For almost 2 years, I've had a Hyper-V virtual machine on my local Windows 10 (formerly 8.1) machine running IIS and connecting to my production SQL Server (the Hyper-V VM is a development machine). I decided to move the server to Hyper-V on a local (same network) Windows Server 2012 machine. Here's what I did:

I copied the virtual hard drives to the server and recreated the machine on that server - this is a new server and this is the first virtual machine on it. I booted up the virtual machine and set up IIS with my development site. It cannot connect to the SQL server, which is on Amazon AWS. If I copy the files to the base IIS installation on the host server (not the virtual it was hosting), it connects to SQL just fine.
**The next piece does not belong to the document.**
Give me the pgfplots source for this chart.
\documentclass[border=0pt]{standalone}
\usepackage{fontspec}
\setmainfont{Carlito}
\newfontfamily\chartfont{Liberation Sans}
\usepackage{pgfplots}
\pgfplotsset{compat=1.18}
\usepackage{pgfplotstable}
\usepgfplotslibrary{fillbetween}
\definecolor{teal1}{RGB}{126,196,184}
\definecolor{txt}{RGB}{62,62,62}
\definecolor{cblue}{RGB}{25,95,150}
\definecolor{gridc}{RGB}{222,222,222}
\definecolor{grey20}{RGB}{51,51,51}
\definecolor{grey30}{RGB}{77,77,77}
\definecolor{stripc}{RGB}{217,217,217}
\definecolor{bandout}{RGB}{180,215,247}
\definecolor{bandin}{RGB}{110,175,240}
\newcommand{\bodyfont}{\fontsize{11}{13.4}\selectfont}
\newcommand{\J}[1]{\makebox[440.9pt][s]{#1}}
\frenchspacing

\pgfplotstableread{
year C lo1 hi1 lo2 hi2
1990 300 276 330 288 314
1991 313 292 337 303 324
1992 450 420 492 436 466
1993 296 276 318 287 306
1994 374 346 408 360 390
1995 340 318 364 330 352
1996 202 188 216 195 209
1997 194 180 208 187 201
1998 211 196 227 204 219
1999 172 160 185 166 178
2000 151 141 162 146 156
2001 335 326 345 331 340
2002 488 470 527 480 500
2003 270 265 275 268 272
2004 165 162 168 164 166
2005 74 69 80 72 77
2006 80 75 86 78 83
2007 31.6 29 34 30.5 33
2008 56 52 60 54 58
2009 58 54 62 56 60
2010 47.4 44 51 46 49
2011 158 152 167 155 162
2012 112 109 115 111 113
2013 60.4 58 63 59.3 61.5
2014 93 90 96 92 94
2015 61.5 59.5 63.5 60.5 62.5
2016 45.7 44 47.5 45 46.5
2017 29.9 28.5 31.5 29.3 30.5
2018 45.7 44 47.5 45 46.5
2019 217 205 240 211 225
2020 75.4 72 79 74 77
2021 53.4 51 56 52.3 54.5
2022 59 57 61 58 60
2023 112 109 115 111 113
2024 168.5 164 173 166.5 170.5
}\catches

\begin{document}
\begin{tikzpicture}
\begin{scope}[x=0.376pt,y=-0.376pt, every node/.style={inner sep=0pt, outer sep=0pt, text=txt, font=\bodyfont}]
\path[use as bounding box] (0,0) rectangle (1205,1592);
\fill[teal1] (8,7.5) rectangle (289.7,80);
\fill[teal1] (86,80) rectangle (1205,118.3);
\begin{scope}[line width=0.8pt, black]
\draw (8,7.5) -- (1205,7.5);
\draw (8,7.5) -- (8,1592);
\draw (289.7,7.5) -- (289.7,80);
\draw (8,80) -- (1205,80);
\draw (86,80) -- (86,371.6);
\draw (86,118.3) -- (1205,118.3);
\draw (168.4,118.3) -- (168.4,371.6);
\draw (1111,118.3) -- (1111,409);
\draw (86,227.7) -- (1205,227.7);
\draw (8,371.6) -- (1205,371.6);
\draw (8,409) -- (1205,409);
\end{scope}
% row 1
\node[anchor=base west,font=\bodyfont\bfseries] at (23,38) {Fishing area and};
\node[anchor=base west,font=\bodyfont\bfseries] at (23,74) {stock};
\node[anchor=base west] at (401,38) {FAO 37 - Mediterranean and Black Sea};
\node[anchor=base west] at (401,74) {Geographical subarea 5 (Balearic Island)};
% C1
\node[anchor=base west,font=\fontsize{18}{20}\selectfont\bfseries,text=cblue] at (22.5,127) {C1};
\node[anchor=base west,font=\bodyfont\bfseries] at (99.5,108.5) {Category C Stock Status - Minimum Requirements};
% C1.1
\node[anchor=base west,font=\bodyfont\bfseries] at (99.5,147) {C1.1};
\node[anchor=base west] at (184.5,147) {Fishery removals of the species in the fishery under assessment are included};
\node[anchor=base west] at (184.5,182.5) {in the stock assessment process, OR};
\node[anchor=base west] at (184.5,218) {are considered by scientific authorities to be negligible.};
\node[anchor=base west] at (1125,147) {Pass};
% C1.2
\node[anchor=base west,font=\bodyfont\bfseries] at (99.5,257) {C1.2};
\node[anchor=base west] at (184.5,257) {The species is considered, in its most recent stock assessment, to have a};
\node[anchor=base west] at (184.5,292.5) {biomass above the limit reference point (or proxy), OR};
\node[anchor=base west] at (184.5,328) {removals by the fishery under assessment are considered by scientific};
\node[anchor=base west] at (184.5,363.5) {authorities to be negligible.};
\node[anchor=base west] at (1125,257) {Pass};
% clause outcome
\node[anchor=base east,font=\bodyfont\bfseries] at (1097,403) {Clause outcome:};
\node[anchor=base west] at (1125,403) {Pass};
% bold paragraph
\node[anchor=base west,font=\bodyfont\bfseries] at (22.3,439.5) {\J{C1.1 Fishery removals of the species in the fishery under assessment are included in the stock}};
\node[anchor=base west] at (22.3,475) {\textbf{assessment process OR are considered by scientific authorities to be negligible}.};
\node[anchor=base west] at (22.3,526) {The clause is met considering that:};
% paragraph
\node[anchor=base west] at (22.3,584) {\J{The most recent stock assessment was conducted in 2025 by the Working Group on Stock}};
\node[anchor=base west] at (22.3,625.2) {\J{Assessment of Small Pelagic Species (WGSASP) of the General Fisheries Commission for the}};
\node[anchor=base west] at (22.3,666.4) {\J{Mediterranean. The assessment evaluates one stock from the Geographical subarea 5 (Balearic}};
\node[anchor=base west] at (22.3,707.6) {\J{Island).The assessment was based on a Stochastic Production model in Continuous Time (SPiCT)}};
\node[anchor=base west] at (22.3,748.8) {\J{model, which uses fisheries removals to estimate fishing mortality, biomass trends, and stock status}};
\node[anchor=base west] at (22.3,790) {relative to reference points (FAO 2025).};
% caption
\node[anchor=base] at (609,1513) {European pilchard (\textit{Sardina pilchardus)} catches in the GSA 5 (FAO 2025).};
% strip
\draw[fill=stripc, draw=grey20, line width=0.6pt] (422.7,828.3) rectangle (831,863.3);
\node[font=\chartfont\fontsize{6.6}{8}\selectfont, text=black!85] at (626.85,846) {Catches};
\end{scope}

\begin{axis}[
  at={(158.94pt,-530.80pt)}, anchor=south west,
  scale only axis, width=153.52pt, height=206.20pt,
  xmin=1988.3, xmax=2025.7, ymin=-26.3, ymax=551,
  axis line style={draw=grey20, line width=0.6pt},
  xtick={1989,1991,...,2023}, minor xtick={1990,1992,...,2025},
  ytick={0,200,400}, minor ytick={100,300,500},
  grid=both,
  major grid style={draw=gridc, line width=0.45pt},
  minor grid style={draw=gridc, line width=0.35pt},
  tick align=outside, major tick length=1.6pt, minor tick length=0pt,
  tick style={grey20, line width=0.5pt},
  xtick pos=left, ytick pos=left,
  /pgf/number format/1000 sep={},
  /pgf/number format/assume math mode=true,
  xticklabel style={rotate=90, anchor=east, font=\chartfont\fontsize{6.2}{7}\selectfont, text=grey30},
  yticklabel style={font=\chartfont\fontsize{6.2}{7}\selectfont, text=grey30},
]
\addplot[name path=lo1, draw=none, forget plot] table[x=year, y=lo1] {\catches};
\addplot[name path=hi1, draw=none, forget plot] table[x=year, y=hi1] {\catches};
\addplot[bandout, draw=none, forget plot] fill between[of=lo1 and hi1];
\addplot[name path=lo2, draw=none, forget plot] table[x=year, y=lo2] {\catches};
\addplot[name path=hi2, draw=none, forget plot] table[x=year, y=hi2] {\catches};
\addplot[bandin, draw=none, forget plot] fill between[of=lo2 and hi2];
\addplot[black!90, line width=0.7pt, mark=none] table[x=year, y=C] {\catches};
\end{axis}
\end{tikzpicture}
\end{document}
I tried disabling the firewall completely on both the virtual and host server. No luck. I DO have an internet connection on the virtual machine. I also checked with AWS to make sure that it wasn't blocking the virtual server's IP and it isn't - my local network here only has one IP address and both are seen the same way (I checked).

So my theory is that there is some sort of network difference between how the virtual switch is set up in Windows 10 (which works) and Windows Server 2012 R2 (which doesn't). I tried messing with the Virtual Network Adapter ACL to allow anything from anywhere, but if that's what I need to do, I must have done it wrong.

I'm just really flummoxed by this one. It seems like this should be simple, but it isn't.

  • What kind of virtual switch did you create in Hyper-V? – joeqwerty May 23 '16 at 15:03
  • I tried external and private (which I bridged). Neither worked, but I now know that the solution is that I need to pay more attention. – Eduardo May 23 '16 at 18:47

I cannot believe this, but apparently right before I copied this virtual machine, someone committed code with the wrong SQL Server address. I didn't realize that commit had made it onto that machine. So it's my own dumb fault for not paying enough attention.